>> Begin Records for the task

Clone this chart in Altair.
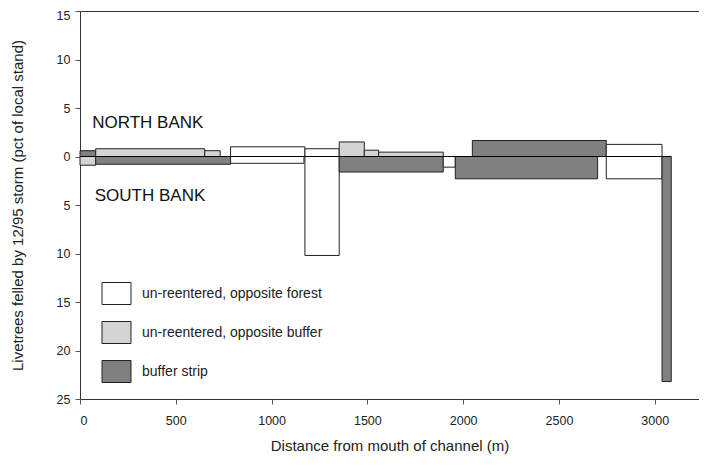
import altair as alt
import pandas as pd

# North bank segments (distance start, end in m; pct felled)
north_start = [0, 82, 651, 786, 1174, 1353, 1484, 1559, 2048, 2747]
north_end = [82, 651, 732, 1174, 1353, 1484, 1559, 1896, 2747, 3038]
north_pct = [0.6, 0.8, 0.6, 1.0, 0.8, 1.5, 0.65, 0.45, 1.65, 1.25]
north_cat = ["buffer strip", "un-reentered, opposite buffer", "un-reentered, opposite buffer",
             "un-reentered, opposite forest", "un-reentered, opposite forest",
             "un-reentered, opposite buffer", "un-reentered, opposite buffer",
             "un-reentered, opposite buffer", "buffer strip", "un-reentered, opposite forest"]

# South bank segments
south_start = [0, 82, 786, 1174, 1353, 1896, 1959, 2747, 3038]
south_end = [82, 786, 1169, 1353, 1896, 1959, 2702, 3038, 3086]
south_pct = [0.9, 0.8, 0.7, 10.2, 1.6, 1.1, 2.3, 2.3, 23.2]
south_cat = ["un-reentered, opposite buffer", "buffer strip", "un-reentered, opposite forest",
             "un-reentered, opposite forest", "buffer strip", "un-reentered, opposite forest",
             "buffer strip", "un-reentered, opposite forest", "buffer strip"]

categories = ["un-reentered, opposite forest", "un-reentered, opposite buffer", "buffer strip"]
fills = ["#ffffff", "#d4d4d4", "#808080"]

y_ticks = [-25, -20, -15, -10, -5, 0, 5, 10, 15]
x_ticks = [0, 500, 1000, 1500, 2000, 2500, 3000]

rows = []
for s, e, p, c in zip(north_start, north_end, north_pct, north_cat):
    rows.append({"x": s, "x2": e, "y": 0, "y2": p, "cat": c})
for s, e, p, c in zip(south_start, south_end, south_pct, south_cat):
    rows.append({"x": s, "x2": e, "y": -p, "y2": 0, "cat": c})
df = pd.DataFrame(rows)

FONT = "Liberation Sans"

xscale = alt.Scale(domain=[0, 3231], nice=False, zero=False)
yscale = alt.Scale(domain=[-25, 15], nice=False)

rects = alt.Chart(df).mark_rect(stroke="#222222", strokeWidth=1).encode(
    x=alt.X("x:Q", scale=xscale,
            axis=alt.Axis(values=x_ticks, format="d", title="Distance from mouth of channel (m)",
                          grid=False, domain=False, tickColor="#555555", tickSize=5,
                          labelFont=FONT, labelFontSize=12.5, labelColor="#222222",
                          labelPadding=10, titleFont=FONT, titleFontSize=15,
                          titleFontWeight="normal", titleColor="#222222", titlePadding=12)),
    x2="x2:Q",
    y=alt.Y("y:Q", scale=yscale,
            axis=alt.Axis(values=y_ticks, labelExpr="abs(datum.value)",
                          title="Livetrees felled by 12/95 storm (pct of local stand)",
                          grid=False, domain=False, tickColor="#555555", tickSize=5,
                          labelFont=FONT, labelFontSize=12.5, labelColor="#222222",
                          labelPadding=5,
                          labelOffset={"condition": {"test": "datum.value == 15", "value": 4},
                                       "value": 0},
                          titleFont=FONT, titleFontSize=15,
                          titleFontWeight="normal", titleColor="#222222", titlePadding=31)),
    y2="y2:Q",
    fill=alt.Fill("cat:N", scale=alt.Scale(domain=categories, range=fills),
                  legend=alt.Legend(title=None, orient="none", legendX=25, legendY=271,
                                    symbolType="M-1.318,-1H1.318V1H-1.318Z",
                                    symbolSize=484, symbolStrokeColor="#222222",
                                    symbolStrokeWidth=1, symbolOpacity=1,
                                    rowPadding=12, labelOffset=14,
                                    labelFont=FONT, labelFontSize=14, labelColor="#222222",
                                    labelLimit=400, padding=0)),
)

zero_df = pd.DataFrame({"x": [0], "x2": [3086], "y": [0]})
zero_line = alt.Chart(zero_df).mark_rule(color="#000000", strokeWidth=1.2).encode(
    x=alt.X("x:Q", scale=xscale), x2="x2:Q", y=alt.Y("y:Q", scale=yscale)
)

label_df = pd.DataFrame({"x": [64, 77], "y": [3.5, -4.1], "t": ["NORTH BANK", "SOUTH BANK"]})
labels = alt.Chart(label_df).mark_text(align="left", baseline="middle", font=FONT,
                                        fontSize=17, color="#111111").encode(
    x=alt.X("x:Q", scale=xscale), y=alt.Y("y:Q", scale=yscale), text="t:N"
)

chart = alt.layer(rects, zero_line, labels).properties(
    width=619, height=388,
    background="white",
    autosize=alt.AutoSizeParams(type="none"),
    padding={"left": 72, "top": 3, "right": 0, "bottom": 60},
).configure_view(stroke="#333333", strokeWidth=1)

chart.save("out.html", embed_options={"renderer": "svg", "actions": False})
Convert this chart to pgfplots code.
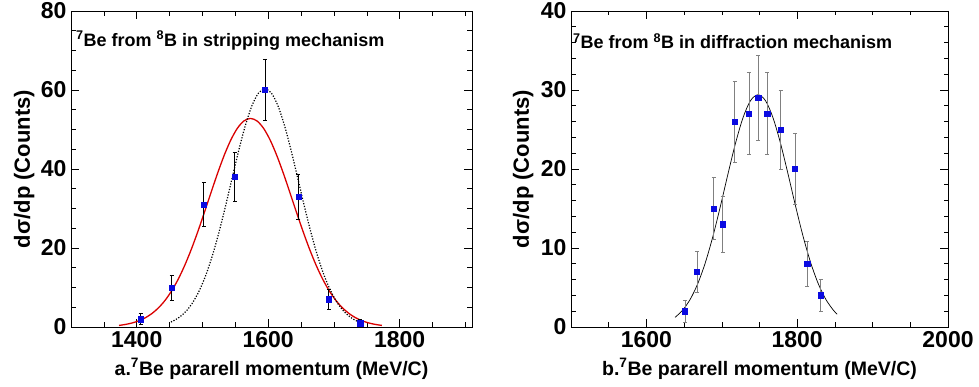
\documentclass[border=0pt]{standalone}
\usepackage{fontspec}
\setmainfont{Liberation Sans}
\usepackage{pgfplots}
\pgfplotsset{compat=1.18}
\definecolor{mkblue}{RGB}{10,10,225}
\pgfplotsset{
  rootstyle/.style={
    scale only axis,
    anchor=south west,
    height=316pt,
    axis line style={black, line width=0.6pt},
    tick style={black, line width=0.6pt},
    major tick length=8pt,
    minor tick length=4.5pt,
    tick align=inside,
    xtick pos=both, ytick pos=both,
    /pgf/number format/assume math mode=true,
    /pgf/number format/1000 sep={},
    ticklabel style={font=\fontsize{23}{23}\selectfont\bfseries},
    xticklabel style={yshift=-1pt},
    yticklabel style={xshift=-1pt},
    ylabel style={font=\fontsize{22}{22}\selectfont\bfseries, anchor=center},
    xlabel style={font=\fontsize{19.5}{20}\selectfont\bfseries, anchor=center, at={(axis description cs:0.5,-0.133)}},
    clip=false,
  }
}
\begin{document}
\begin{tikzpicture}
\path[use as bounding box] (0,0) rectangle (979pt,387pt);
% ---------- left panel ----------
\begin{axis}[rootstyle,
  at={(71pt,60pt)}, width=401pt,
  xmin=1300, xmax=1910, ymin=0, ymax=80,
  xtick={1400,1600,1800},
  minor xtick={1300,1350,...,1900},
  ytick={0,20,40,60,80},
  minor ytick={0,5,...,80},
  ylabel={dσ/dp (Counts)},
  ylabel style={at={(axis description cs:-0.117,0.5)}},
  xlabel={a.\textsuperscript{7}Be pararell momentum (MeV/C)},
]
\addplot[red!85!black, line width=1.3pt, smooth] coordinates {
(1373,0.40) (1383,0.65) (1393,1.02) (1403,1.56) (1413,2.33) (1423,3.40) (1433,4.84)
(1443,6.72) (1453,9.12) (1463,12.07) (1473,15.60) (1483,19.66) (1493,24.19) (1503,29.05)
(1513,34.04) (1523,38.93) (1533,43.44) (1543,47.31) (1553,50.29) (1563,52.16) (1573,52.80)
(1583,52.16) (1593,50.29) (1603,47.31) (1613,43.44) (1623,38.93) (1633,34.04) (1643,29.05)
(1653,24.19) (1663,19.66) (1673,15.60) (1683,12.07) (1693,9.12) (1703,6.72) (1713,4.84)
(1723,3.40) (1733,2.33) (1743,1.56) (1753,1.02) (1763,0.65) (1773,0.40)};
\addplot[black, line width=1.2pt, dash pattern=on 1.2pt off 1.6pt, smooth] coordinates {
(1452,1.27) (1455,1.49) (1465,2.49) (1475,3.98) (1485,6.15) (1495,9.14) (1505,13.08)
(1515,18.03) (1525,23.92) (1535,30.57) (1545,37.62) (1555,44.59) (1565,50.88) (1575,55.92)
(1585,59.17) (1595,60.30) (1605,59.17) (1615,55.92) (1625,50.88) (1635,44.59) (1645,37.62)
(1655,30.57) (1665,23.92) (1675,18.03) (1685,13.08) (1695,9.14) (1705,6.15) (1715,3.98)
(1725,2.49) (1735,1.49) (1745,0.86)};
\addplot[only marks, mark=square*, mark size=2.7pt, mkblue,
  error bars/.cd, y dir=both, y explicit,
  error mark=-,
  error bar style={black, line width=0.6pt},
  error mark options={black, rotate=90, mark size=2pt, line width=0.6pt}]
  coordinates {
(1406,2) +- (0,1.4)
(1453,10) +- (0,3.2)
(1502,31) +- (0,5.6)
(1549,38) +- (0,6.2)
(1595,60) +- (0,7.7)
(1646,33) +- (0,5.7)
(1692,7) +- (0,2.6)
(1740,1) +- (0,1.0)};
\node[anchor=base west, font=\fontsize{18}{18}\selectfont\bfseries, inner sep=0pt]
  at (rel axis cs:0.0125,0.889) {\textsuperscript{7}Be from \textsuperscript{8}B in stripping mechanism};
\end{axis}
% ---------- right panel ----------
\begin{axis}[rootstyle,
  at={(571pt,60pt)}, width=377pt,
  xmin=1500, xmax=2000, ymin=0, ymax=40,
  xtick={1600,1800,2000},
  minor xtick={1500,1550,...,2000},
  ytick={0,10,20,30,40},
  minor ytick={0,2,...,40},
  ylabel={dσ/dp (Counts)},
  ylabel style={at={(axis description cs:-0.127,0.5)}},
  xlabel={b.\textsuperscript{7}Be pararell momentum (MeV/C)},
]
\addplot[black, line width=0.7pt, smooth] coordinates {
(1638,1.22) (1648,2.12) (1658,3.49) (1668,5.46) (1678,8.10) (1688,11.40) (1698,15.23)
(1708,19.30) (1718,23.20) (1728,26.46) (1738,28.64) (1748,29.40) (1758,28.64) (1768,26.46)
(1778,23.20) (1788,19.30) (1798,15.23) (1808,11.40) (1818,8.10) (1828,5.46) (1838,3.49)
(1848,2.12) (1853,1.62)};
\addplot[only marks, mark=square*, mark size=2.7pt, mkblue,
  error bars/.cd, y dir=both, y explicit,
  error mark=-,
  error bar style={gray, line width=0.6pt},
  error mark options={gray, rotate=90, mark size=2pt, line width=0.6pt}]
  coordinates {
(1651,2) +- (0,1.4)
(1667,7) +- (0,2.6)
(1689,15) +- (0,3.9)
(1701,13) +- (0,3.6)
(1717,26) +- (0,5.1)
(1736,27) +- (0,5.2)
(1748,29) +- (0,5.4)
(1760,27) +- (0,5.2)
(1778,25) +- (0,5.0)
(1797,20) +- (0,4.5)
(1813,8) +- (0,2.8)
(1831,4) +- (0,2.0)};
\node[anchor=base west, font=\fontsize{18}{18}\selectfont\bfseries, inner sep=0pt]
  at (rel axis cs:0.005,0.882) {\textsuperscript{7}Be from \textsuperscript{8}B in diffraction mechanism};
\end{axis}
\end{tikzpicture}
\end{document}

>> End Records for the task

Pick out the lines that have the word "this". Copy them all.

*Solution to the exercise*
Clone this chart in Altair.
Convert this chart to pgfplots code.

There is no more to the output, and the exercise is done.